MOUNT VERNON — Franklin Littell, a leading i...

MOUNT VERNON — Franklin Littell, a leading international scholar on the Holocaust and genocide studies, will speak Monday, April 14, at Cornell College on the Holocaust and the 1900s as a century of genocide.

His lecture is at 11 a.m. in Kimmel Theatre. Admission is free. The lecture title, ” ‘Who Remembers the Armenians?’ The Century of Genocide,” refers to Adolf Hitler’s comment about the world not caring if he proceeded with plans for genocidal slaughter.

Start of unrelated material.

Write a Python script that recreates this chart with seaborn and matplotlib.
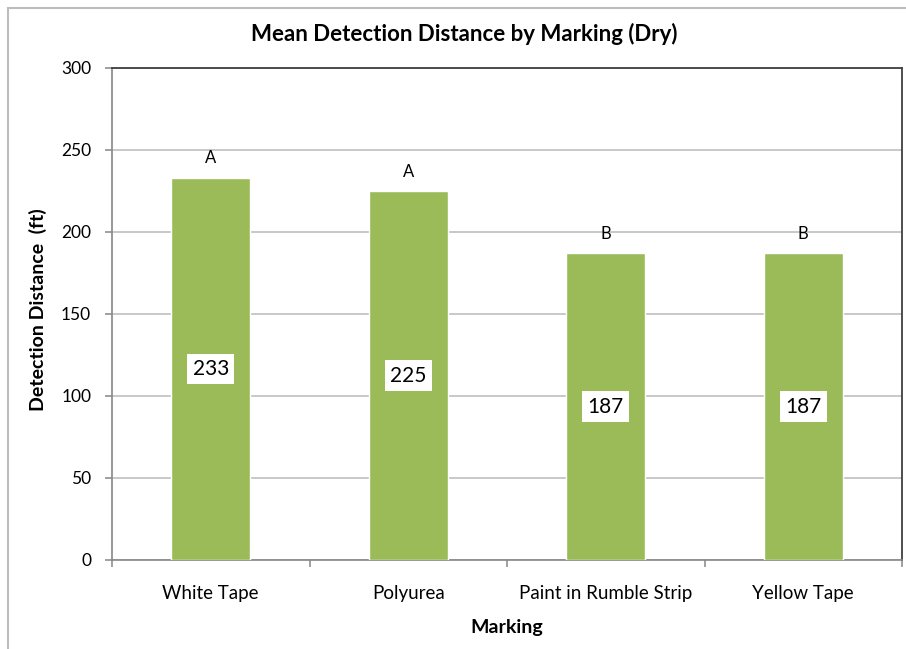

Littell graduated from Cornell College in 1937, Union Theological Seminary and Yale University. He is emeritus professor of religion at Temple University, a former president of Iowa Wesleyan College and founding member of the board of directors of the U.S. Holocaust Memorial Museum in Washington, D.C., serving from 1979 until the museum’s opening in 1993.

He was the first Christian appointed by the Israel cabinet to the International Council of Yad Vashem, the international heroes’ and martyrs’ memorial to the Holocaust in Jerusalem. He lives in Merion, Pa.

The 20th century as a century of genocide reached its low point with the murder of 6 million Jews during Hitler’s reign, notes Littell, but the beginning of this genocidal period can be traced to the murder of 1.2 million Christian Armenians in the dying throes of the Holy Muslim Empire, 1894-95 and 1915-16.

“The governments of the democracies were ineffective, if not totally passive, in the face of both genocides,” Littell says. “In the emergence of international cooperation since 1945 — in the United Nations, in the European Union and other regional alliances — there is hope that free peoples are learning to think and to act cooperatively and creatively before being backed up against the wall.”

The lecture is sponsored by Cornell’s Chaplain’s Office and the Lecture, Artists, Cultural Events Consortium.